What happens when a franchise built on the subversion of horror cliches finally succumbs to them? With “Scream 7,” a series once defined by its satirism of slasher formulas is forced to face whether “Scream” has become exactly what it was created to mock.
Since the release of the original “Scream” in 1996, the series has purposefully toed the line between slasher-style horror and self-aware satire, examining common tropes of the genre while simultaneously employing them. At the center of this formula is the protagonist and eternal final girl, Sidney Prescott (Neve Campbell). In “Scream 7,” Sidney returns as the main character for the first time since “Scream 4,” now settled into life in small-town Indiana with her husband, Mark (Joel McHale), and teenage daughter, Tatum (Isabel May). Naturally, Ghostface, the familiar mantle taken by all “Scream” villains, is back to target Tatum and her friends.
The film’s strongest suit is its set design creativity. In one sequence, Ghostface murders Tatum’s friend, Hannah (McKenna Grace), during a theater rehearsal while she hangs mid-scene from a harness, rendering her completely powerless as Ghostface attacks her. A similar vulnerability is exhibited by Tatum and Sidney in a scene where they hide inside the narrow walls of their home as Ghostface stabs through the drywall they are wedged behind, forcing Sidney to improvise an escape.
Unfortunately, these few exciting scenes are unable to overcome the lack of foundation that the movie suffers from, specifically in its absence of character depth.

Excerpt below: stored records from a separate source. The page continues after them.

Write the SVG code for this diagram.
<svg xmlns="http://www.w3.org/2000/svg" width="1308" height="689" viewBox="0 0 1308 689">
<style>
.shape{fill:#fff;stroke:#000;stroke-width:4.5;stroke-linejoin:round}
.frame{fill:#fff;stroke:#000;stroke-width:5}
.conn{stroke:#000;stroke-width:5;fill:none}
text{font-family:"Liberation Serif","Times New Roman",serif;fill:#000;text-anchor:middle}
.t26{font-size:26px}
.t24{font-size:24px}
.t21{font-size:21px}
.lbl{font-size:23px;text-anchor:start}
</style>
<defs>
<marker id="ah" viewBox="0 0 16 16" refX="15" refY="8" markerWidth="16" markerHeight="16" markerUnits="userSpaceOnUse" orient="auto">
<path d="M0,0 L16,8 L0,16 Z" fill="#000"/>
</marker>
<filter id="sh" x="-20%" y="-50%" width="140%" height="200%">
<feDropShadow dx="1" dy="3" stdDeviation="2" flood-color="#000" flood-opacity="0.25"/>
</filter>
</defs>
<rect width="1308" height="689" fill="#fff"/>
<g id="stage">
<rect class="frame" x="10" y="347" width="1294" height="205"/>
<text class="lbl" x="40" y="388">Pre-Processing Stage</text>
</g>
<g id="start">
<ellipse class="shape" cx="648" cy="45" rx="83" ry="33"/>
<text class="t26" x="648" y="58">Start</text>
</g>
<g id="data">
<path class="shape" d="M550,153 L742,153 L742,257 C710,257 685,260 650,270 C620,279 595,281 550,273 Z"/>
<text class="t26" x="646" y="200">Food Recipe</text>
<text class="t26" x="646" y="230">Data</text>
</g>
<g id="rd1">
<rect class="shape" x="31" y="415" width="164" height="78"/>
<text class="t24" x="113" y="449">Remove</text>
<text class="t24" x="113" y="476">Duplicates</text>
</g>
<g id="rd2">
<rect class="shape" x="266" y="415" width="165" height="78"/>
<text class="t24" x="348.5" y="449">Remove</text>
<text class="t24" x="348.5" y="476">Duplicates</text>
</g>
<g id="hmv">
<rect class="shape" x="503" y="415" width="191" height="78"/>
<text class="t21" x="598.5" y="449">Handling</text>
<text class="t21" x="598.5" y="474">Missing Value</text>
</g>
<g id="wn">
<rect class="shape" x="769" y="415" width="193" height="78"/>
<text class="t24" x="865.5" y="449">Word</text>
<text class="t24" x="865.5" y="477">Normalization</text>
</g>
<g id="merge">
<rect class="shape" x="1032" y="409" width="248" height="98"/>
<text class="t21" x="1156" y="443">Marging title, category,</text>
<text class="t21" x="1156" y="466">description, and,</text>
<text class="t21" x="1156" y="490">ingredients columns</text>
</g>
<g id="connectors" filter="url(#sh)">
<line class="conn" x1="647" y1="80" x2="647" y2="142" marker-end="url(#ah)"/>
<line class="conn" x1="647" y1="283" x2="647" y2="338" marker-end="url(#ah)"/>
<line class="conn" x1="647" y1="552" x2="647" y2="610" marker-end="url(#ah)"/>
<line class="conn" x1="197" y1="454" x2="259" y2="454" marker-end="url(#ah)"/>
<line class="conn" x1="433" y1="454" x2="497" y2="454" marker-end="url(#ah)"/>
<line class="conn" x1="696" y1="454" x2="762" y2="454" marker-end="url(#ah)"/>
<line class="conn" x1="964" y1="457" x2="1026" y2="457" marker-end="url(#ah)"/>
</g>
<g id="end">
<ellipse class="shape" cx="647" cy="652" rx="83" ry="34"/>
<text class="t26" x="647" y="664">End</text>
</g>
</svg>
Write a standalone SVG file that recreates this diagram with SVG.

The majority of the cast consists of newcomers, making “Scream 7” lean heavily on the crutch of creative production design and shocking gore. However, the Ghostface attacks’ chilling violence still doesn’t thrill the audience, as viewers have no reason to care about the outcomes of these characters. As for the characters that long-time viewers should care about, even they fare poorly. Sidney and familiar newscaster Gale Weathers (Courteney Cox) return as insufficient caricatures of themselves — most glaringly, with Sidney making careless mistakes completely out of character for a girl so well-versed in survival. Meanwhile, the extremely publicized return of Matthew Lillard as Stu Macher from the original “Scream” was exceptionally disappointing. Rather than fully committing to the popular fan theory that Stu survived the events of “Scream,” the film plays it as safe as possible, with Lillard returning as an AI rendering of Stu, rather than the character reborn.
The film’s disjointed character roster is especially disappointing considering the groundwork laid by the two preceding “Scream” installments, which established the daughter of Billy Loomis (Skeet Ulrich) as the scream queen of the next generation, alongside her sister, Tara (Jenna Ortega). Their dynamic successfully held its own, even allowing for protagonist Sidney’s absence from “Scream 6” to feel natural; the “final girl” torch had been passed.
This momentum collapsed, though, following the 2023 firing of Barrera over several Israel social media posts decrying Israel’s violence in the Israel-Hamas war, prompting Ortega to depart from the project in solidarity. The result is this movie’s centering on Sidney being less triumphant and more like desperate damage control — the “final girl torch” was awkwardly thrust back into Neve Campbell’s arms, along with a lazy script and a $7 million salary to soften the blow.
The final act only compounds the film’s glaring issues. In “Scream” movies, the unmasking scene that reveals who has been executing the murders all along is generally the most satisfying scene of the whole film — it’s when all of the pieces finally fall into place. This Ghostface reveal, though, was easily the worst in the franchise, with the killer’s motivations seemingly retroactively formulated and especially unsatisfying considering the guilty party was selected from characters so inconsequential that it was hard to remember whether they’d even been seen before.
At its best, “Scream” is more than just a franchise of horror movies, but also a teasing tribute to the genre. Its characters weaponize trope awareness, with the formulaic nature of slasher movies serving as a punchline as well as a survival guide. Simultaneously, the films criticize Hollywood’s obsession with disrespecting the victims of true crimes and its insatiable appetite for cash-grab sequels. “Scream 7,” in contrast, has little room to criticize, as any criticism carried over from previous films would only be hypocrisy.
“Scream 7” is an embarrassing departure from the franchise’s roots, built upon recycling familiar, tired faces and begging audiences to applaud their return, because, apparently, in Hollywood, nostalgia sells. And “Scream 7,” indisputably, sold, as it is the highest-grossing of any previous movies in the franchise. What “Scream 7” delivers, though, is far from the self-aware satire viewers are nostalgic for in the first place, leaving nothing but a hollow, desperate imitation, as the movie becomes precisely the type of slasher flick that “Scream” (1996) once gleefully dissected.